We have previously discussed important considerations to take into account when defining and planning your project. Here, we look at some useful guidelines to follow when actually executing your project.
Accuracy of progress measurement – The importance of accuracy in progress measurement cannot be overemphasized as, without accurate measurement, all the benefits of best practices cannot be realised. Depending on the type of project involved, it may be possible to agree what needs to be achieved to ‘claim’ earned value percentages against different types of activities, or visual checks on progress may be necessary. A successful Project Manager needs to be sure that the progress measures being reported are accurate, to allow them to make the right decisions.
Cost versus schedule – The real value of earned value management (EVM) is that it compares cost and schedule progress measurements – providing the team with accurate measures and forecasts. However, the timely reporting of actual costs(AC) is not realistic in some organisations. In these cases it is still possible to calculate a reasonably accurate costs-incurred figure based on known payroll costs or committed costs through finance systems. To not measure costs and schedule simultaneously, is to make decisions based on potentially misleading data – which should worry any project team.
Forecasting and early warnings – The purpose of accurate forecasting figures such as estimate at completion and budget at completion, provides an early warning to the project team, project manager and project stakeholders of all types. Hiding this bad news early in a project is a mistake that many project managers are tempted to make – convincing themselves that they will compensate for early problems later in the project. All organisations need to know early if there are issues. No project manager is thanked for delaying bad news. Equally good news should be made available as it may allow for the organisation to channel much needed resources elsewhere if they are now available.
Variations and change management – almost all projects will encounter change and it is the ability of the project team to recognize change, evaluate the effects of change, and make a reasoned decision that can often make the difference between a successful project and a disastrous one. Human nature often leads to variations or changes being accepted without challenge. The consequential effect of an ill-considered change is one of the most common causes of project cost or schedule overruns.
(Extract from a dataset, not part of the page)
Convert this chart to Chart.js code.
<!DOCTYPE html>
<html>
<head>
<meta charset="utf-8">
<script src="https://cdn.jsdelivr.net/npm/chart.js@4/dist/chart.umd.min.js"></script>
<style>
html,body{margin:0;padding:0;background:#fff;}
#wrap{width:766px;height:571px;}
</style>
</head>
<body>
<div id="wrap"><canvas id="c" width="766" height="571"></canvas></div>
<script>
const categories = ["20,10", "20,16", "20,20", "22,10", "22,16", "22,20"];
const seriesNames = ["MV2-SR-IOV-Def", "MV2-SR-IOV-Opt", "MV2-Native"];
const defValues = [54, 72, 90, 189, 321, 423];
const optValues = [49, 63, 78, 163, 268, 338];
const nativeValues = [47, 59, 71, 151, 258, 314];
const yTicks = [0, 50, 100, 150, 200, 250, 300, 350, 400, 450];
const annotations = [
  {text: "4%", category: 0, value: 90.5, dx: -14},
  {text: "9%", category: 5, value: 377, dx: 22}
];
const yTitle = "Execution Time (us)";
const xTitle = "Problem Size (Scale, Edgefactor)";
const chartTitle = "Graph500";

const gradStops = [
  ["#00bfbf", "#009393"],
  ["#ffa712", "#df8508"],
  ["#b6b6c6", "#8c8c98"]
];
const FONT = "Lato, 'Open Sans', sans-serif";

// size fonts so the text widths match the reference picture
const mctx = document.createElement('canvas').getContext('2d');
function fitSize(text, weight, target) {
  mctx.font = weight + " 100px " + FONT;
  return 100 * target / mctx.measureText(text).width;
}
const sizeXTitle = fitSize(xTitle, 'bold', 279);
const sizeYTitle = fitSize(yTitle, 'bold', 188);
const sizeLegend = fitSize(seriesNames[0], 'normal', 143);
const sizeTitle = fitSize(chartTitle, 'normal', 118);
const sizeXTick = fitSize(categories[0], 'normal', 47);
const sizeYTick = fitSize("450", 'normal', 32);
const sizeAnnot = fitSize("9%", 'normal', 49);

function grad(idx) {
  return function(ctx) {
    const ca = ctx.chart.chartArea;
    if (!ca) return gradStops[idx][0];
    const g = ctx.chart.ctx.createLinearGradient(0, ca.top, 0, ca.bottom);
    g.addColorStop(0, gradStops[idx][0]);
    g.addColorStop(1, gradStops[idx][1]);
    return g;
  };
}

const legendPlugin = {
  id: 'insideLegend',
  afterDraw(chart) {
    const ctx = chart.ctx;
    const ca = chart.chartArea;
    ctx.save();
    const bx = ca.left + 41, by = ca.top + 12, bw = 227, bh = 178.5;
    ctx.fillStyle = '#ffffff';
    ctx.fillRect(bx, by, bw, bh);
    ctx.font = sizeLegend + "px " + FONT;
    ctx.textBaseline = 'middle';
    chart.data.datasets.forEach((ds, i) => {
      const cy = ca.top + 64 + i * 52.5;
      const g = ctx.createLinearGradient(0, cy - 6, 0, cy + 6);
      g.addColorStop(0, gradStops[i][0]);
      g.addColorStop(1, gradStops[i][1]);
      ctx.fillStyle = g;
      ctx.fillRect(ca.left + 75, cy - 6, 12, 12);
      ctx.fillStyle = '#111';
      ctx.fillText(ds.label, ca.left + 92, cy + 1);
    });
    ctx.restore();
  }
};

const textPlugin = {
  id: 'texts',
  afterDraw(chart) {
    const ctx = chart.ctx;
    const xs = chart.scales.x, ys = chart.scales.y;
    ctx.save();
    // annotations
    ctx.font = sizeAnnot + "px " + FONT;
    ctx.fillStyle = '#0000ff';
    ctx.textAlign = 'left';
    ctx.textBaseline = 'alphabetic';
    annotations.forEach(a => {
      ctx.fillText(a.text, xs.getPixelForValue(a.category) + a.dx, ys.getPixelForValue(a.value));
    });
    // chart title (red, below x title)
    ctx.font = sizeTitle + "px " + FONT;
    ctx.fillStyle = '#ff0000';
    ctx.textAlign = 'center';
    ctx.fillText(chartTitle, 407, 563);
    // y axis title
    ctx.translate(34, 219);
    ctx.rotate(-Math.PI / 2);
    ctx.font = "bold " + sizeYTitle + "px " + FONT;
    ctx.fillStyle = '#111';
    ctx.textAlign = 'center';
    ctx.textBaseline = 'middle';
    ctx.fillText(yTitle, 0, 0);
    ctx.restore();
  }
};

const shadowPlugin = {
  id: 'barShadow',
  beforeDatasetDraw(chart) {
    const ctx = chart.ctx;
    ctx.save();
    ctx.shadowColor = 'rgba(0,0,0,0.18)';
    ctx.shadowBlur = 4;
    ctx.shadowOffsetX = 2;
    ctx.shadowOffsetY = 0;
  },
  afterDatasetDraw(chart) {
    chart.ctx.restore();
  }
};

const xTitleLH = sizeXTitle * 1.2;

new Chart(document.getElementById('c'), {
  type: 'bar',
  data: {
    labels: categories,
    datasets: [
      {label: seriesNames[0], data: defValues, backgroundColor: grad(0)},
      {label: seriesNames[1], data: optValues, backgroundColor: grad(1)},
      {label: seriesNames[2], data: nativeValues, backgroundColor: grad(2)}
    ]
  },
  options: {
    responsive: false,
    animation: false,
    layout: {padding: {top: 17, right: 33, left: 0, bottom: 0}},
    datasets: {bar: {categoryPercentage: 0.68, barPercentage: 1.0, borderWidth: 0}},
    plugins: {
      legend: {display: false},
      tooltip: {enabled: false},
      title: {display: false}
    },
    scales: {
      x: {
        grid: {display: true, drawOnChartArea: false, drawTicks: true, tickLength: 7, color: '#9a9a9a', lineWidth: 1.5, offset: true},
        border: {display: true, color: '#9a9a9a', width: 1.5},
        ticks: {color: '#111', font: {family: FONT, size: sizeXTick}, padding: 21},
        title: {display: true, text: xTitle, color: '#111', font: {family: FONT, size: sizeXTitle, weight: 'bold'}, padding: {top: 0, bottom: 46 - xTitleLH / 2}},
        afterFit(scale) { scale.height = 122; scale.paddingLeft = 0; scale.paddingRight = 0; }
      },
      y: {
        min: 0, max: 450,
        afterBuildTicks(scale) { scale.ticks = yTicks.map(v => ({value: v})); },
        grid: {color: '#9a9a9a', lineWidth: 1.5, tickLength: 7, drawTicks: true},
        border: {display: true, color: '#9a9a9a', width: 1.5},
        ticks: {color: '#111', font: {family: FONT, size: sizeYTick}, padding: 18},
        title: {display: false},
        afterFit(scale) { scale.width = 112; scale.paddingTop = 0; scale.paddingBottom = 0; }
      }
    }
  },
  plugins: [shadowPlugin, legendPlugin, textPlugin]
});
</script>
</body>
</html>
The learning organisation – capturing and recording ‘actuals’ has an importance to most organisations considerably beyond the project itself. If an organisation is to learn lessons from the past and improve its project performance it is essential that the data recorded for progress reporting during a project is also analysed at project completion for ‘lessons learned’. It is common in most organisations for project staff to be reallocated immediately after a project is completed. However a little time spent recording and disseminating lessons learned and actual can pay immense dividends to the organisation and is, in mature project organisations, an integral part of good project management.
Always measure progress against a baseline plan. Forecast cost and schedule variances and manage change. The techniques and tools available to do this are critical for the project manager and yet the most overlooked. As some progress measurement techniques require timely and accurate data, and an understanding of earned value management, they are often avoided as ‘too complex’.